On the same day, the House Financial Services Committee’s Capital Market Subcommittee grilled Securities and Exchange Commission (SEC) chairwoman Mary Schapiro at an oversight hearing. At the hearing, Schapiro said in response to a question from one lawmaker on her views of an SRO, that she spent 12 years at an SRO, and that “at a time when there are extremely limited resources in the federal government, the need to leverage an SRO is critical.”

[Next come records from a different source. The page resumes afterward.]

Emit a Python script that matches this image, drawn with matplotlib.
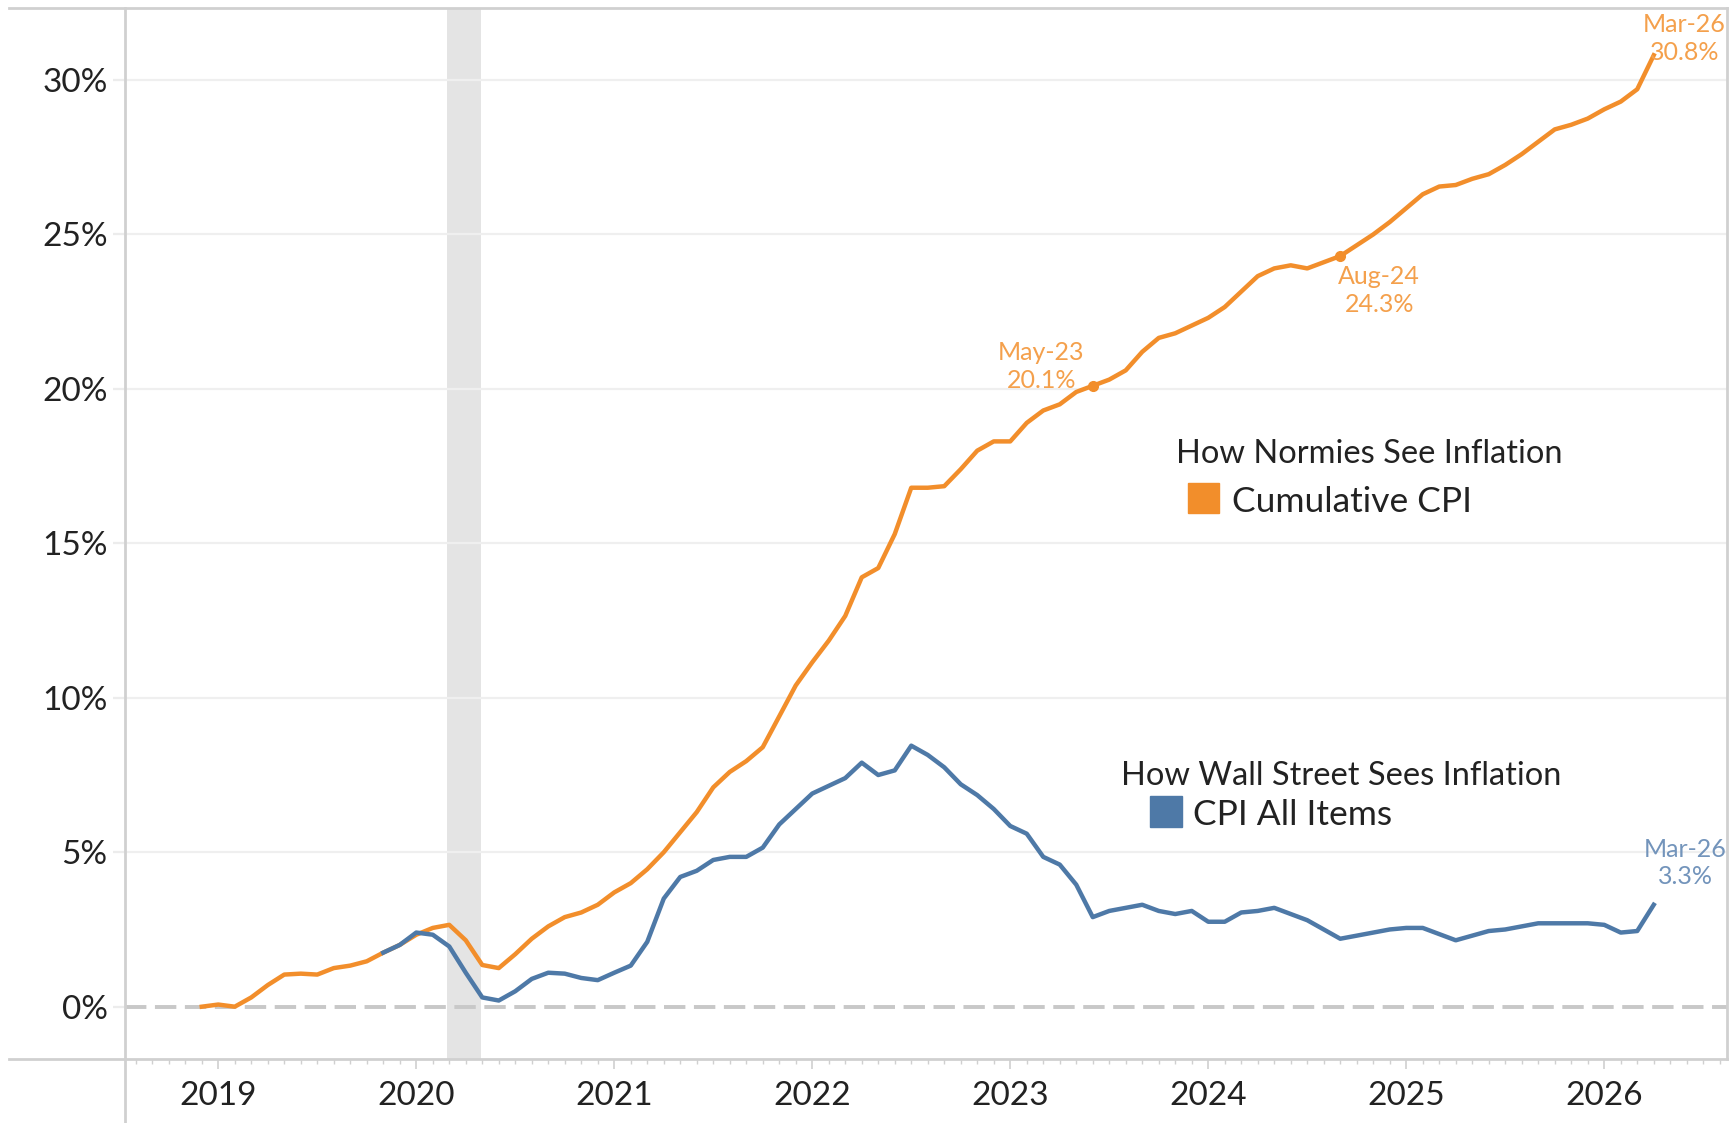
import matplotlib
matplotlib.use("Agg")
import matplotlib.pyplot as plt
from matplotlib.lines import Line2D
from matplotlib.patches import Rectangle
import numpy as np

plt.rcParams['font.family'] = ['Lato', 'DejaVu Sans']

# monthly series, first point plotted at Dec 2018 (index 0)
start_x = 2018 + 11 / 12

cum_cpi = [0.0, 0.07, 0.0, 0.3, 0.7, 1.04, 1.07, 1.04, 1.25, 1.33,
           1.47, 1.75, 2.0, 2.33, 2.55, 2.65, 2.15, 1.35, 1.25, 1.7,
           2.2, 2.6, 2.9, 3.05, 3.3, 3.7, 4.0, 4.45, 5.0, 5.65,
           6.3, 7.1, 7.6, 7.95, 8.4, 9.4, 10.4, 11.15, 11.85, 12.65,
           13.9, 14.2, 15.3, 16.8, 16.8, 16.85, 17.4, 18.0, 18.3, 18.3,
           18.9, 19.3, 19.5, 19.9, 20.1, 20.3, 20.6, 21.2, 21.65, 21.8,
           22.05, 22.3, 22.65, 23.15, 23.65, 23.9, 24.0, 23.9, 24.1, 24.3,
           24.65, 25.0, 25.4, 25.85, 26.3, 26.55, 26.6, 26.8, 26.95, 27.25,
           27.6, 28.0, 28.4, 28.55, 28.75, 29.05, 29.3, 29.7, 30.8]

cpi_start = 11
cpi_yoy = [1.75, 2.0, 2.4, 2.33, 1.95, 1.1, 0.3, 0.2, 0.5, 0.9,
           1.1, 1.07, 0.93, 0.86, 1.1, 1.33, 2.1, 3.5, 4.2, 4.4,
           4.75, 4.85, 4.85, 5.15, 5.9, 6.4, 6.9, 7.15, 7.4, 7.9,
           7.5, 7.65, 8.45, 8.15, 7.75, 7.2, 6.85, 6.4, 5.85, 5.6,
           4.85, 4.6, 3.95, 2.9, 3.1, 3.2, 3.3, 3.1, 3.0, 3.1,
           2.75, 2.75, 3.05, 3.1, 3.2, 3.0, 2.8, 2.5, 2.2, 2.3,
           2.4, 2.5, 2.55, 2.55, 2.35, 2.15, 2.3, 2.45, 2.5, 2.6,
           2.7, 2.7, 2.7, 2.7, 2.65, 2.4, 2.45, 3.3]

years = [2019, 2020, 2021, 2022, 2023, 2024, 2025, 2026]
pct_ticks = [0, 5, 10, 15, 20, 25, 30]
recession = (2020.153, 2020.327)

# labelled points: (series, index, text)
callouts = [("cum", 54, "May-23\n20.1%"), ("cum", 69, "Aug-24\n24.3%"),
            ("cum", 88, "Mar-26\n30.8%"), ("cpi", 88, "Mar-26\n3.3%")]

orange = "#f28e2b"
blue = "#4e79a7"
frame = "#d0d0d0"

W, H = 1735, 1123
fig = plt.figure(figsize=(W / 100, H / 100), dpi=100)
ax = fig.add_axes([125 / W, 1 - 1059 / H, (1727 - 125) / W, (1059 - 8) / H])

x_cum = start_x + np.arange(len(cum_cpi)) / 12
x_cpi = start_x + (cpi_start + np.arange(len(cpi_yoy))) / 12

ax.axvspan(*recession, color="#e4e4e4", lw=0, zorder=0)
for v in pct_ticks[1:]:
    ax.axhline(v, color="#efefef", lw=1.6, zorder=0.5)
ax.axhline(0, color="#c8c8c8", lw=2.8, ls=(0, (5.5, 2.2)), zorder=1)

ax.plot(x_cum, cum_cpi, color=orange, lw=3.2, solid_joinstyle="round", zorder=3)
ax.plot(x_cpi, cpi_yoy, color=blue, lw=3.2, solid_joinstyle="round", zorder=4)

ax.set_xlim(2018.529, 2026.62)
ax.set_ylim(-1.693, 32.33)

ax.set_yticks(pct_ticks)
ax.set_yticklabels([f"{v}%" for v in pct_ticks])
ax.set_xticks(years)
ax.set_xticklabels([str(y) for y in years])
ax.set_xticks(2018 + np.arange(7, 104) / 12, minor=True)
ax.tick_params(axis="y", length=8.5, width=1.6, color="#ececec", pad=4,
               labelsize=24, labelcolor="#222222")
ax.tick_params(axis="x", which="major", length=7, width=1.2, color=frame,
               pad=9, labelsize=24, labelcolor="#222222")
ax.tick_params(axis="x", which="minor", length=3.5, width=1, color=frame)
for s in ax.spines.values():
    s.set_visible(False)

# frame lines reaching past the plot area
fx = lambda px: px / W
fy = lambda py: 1 - py / H
fig.add_artist(Line2D([fx(9), fx(1727)], [fy(8), fy(8)], color=frame, lw=2))
fig.add_artist(Line2D([fx(9), fx(1727)], [fy(1059), fy(1059)], color=frame, lw=2))
fig.add_artist(Line2D([fx(125), fx(125)], [fy(8), 0], color=frame, lw=2))
fig.add_artist(Line2D([fx(1727), fx(1727)], [fy(8), fy(1059)], color=frame, lw=2))

# callouts
offsets = {54: (-37, 14), 69: (28, -25)}
for series, i, txt in callouts:
    if series == "cum":
        px, py, col = x_cum[i], cum_cpi[i], "#f4a04c"
        off = offsets.get(i, (22, 12))
    else:
        px, py, col = x_cpi[i - cpi_start], cpi_yoy[i - cpi_start], "#7394bb"
        off = (23, 30)
    if i in offsets:
        ax.plot(px, py, "o", color=orange, ms=7, zorder=5)
    ax.annotate(txt, (px, py), xytext=off, textcoords="offset points",
                ha="center", va="center", fontsize=18, color=col,
                linespacing=1.25, zorder=6)

# legends
fig.text(fx(1176), fy(463), "How Normies See Inflation", fontsize=23.5,
         color="#222222", va="baseline", ha="left")
fig.add_artist(Rectangle((fx(1188), fy(513)), fx(31), 30 / H, color=orange))
fig.text(fx(1232), fy(512), "Cumulative CPI", fontsize=25.5,
         color="#222222", va="baseline", ha="left")
fig.text(fx(1121), fy(785), "How Wall Street Sees Inflation", fontsize=23.5,
         color="#222222", va="baseline", ha="left")
fig.add_artist(Rectangle((fx(1150), fy(827)), fx(32), 31 / H, color=blue))
fig.text(fx(1193), fy(825), "CPI All Items", fontsize=25.5,
         color="#222222", va="baseline", ha="left")

fig.savefig("out.png", dpi=100, facecolor="white")
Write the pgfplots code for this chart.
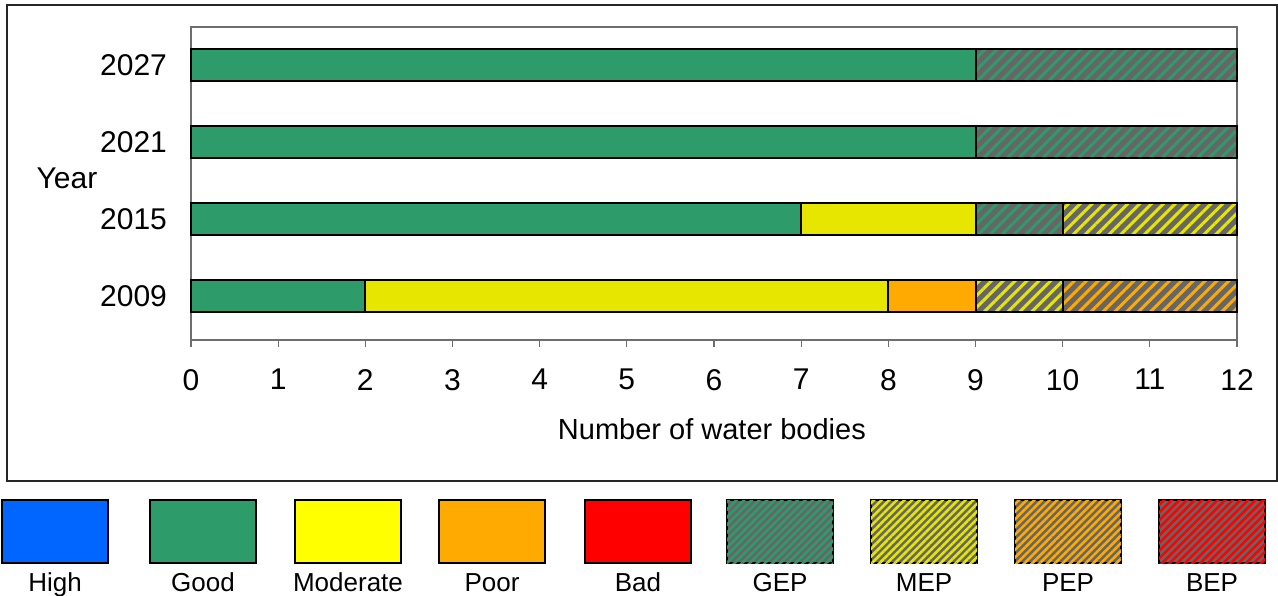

Bachus said that his draft bill, which he introduced with Rep. Carolyn McCarthy, D-N.Y., is in response to an SEC study that revealed the agency lacks resources to adequately examine the nation’s nearly 12,000 registered advisors. As part of its study, which was a requirement of the Dodd-Frank Act, the SEC recommended—as one of three options–a self-regulatory organization for Congress to consider as it looks for ways to help the agency monitor the industry.
The Bachus-McCarthy bill, the Investment Adviser Oversight Act of 2012, would authorize “one or more self-regulatory organizations (SROs) for investment advisors funded by membership fees.”
A vote on the bill could occur in the committee as early as next month.
The two lawmakers noted in introducing the proposed legislation that investment advisors and broker-dealers “often provide indistinguishable services to retail customers, yet only 8% of investment advisors were examined by the SEC in 2011 compared to 58% of broker-dealers.
Said Bachus: “The average SEC-registered investment advisor can expect to be examined less than once every 11 years. That lack of oversight, particularly in the aftermath of the Madoff scandal, is unacceptable. Bad actors will naturally flow to the place where they are least likely to be examined. Therefore, it is essential that we augment and supplement the SEC’s oversight to dramatically increase the examination rate for investment advisers with retail customers.”
The legislation would amend the Investment Advisers Act of 1940 to provide for the creation of National Investment Adviser Associations (NIAAs), registered with and overseen by the SEC. Investment advisors that conduct business with retail customers would have to become members of a registered NIAA, and the SEC would have the authority to approve the registration of any NIAA.
The proposal also recognizes the authority given to the states over small investment advisors in Title IV of the Dodd-Frank Act by preserving state authority over investment advisors with fewer than $100 million in assets under management, so long as the state conducts periodic on-site examinations.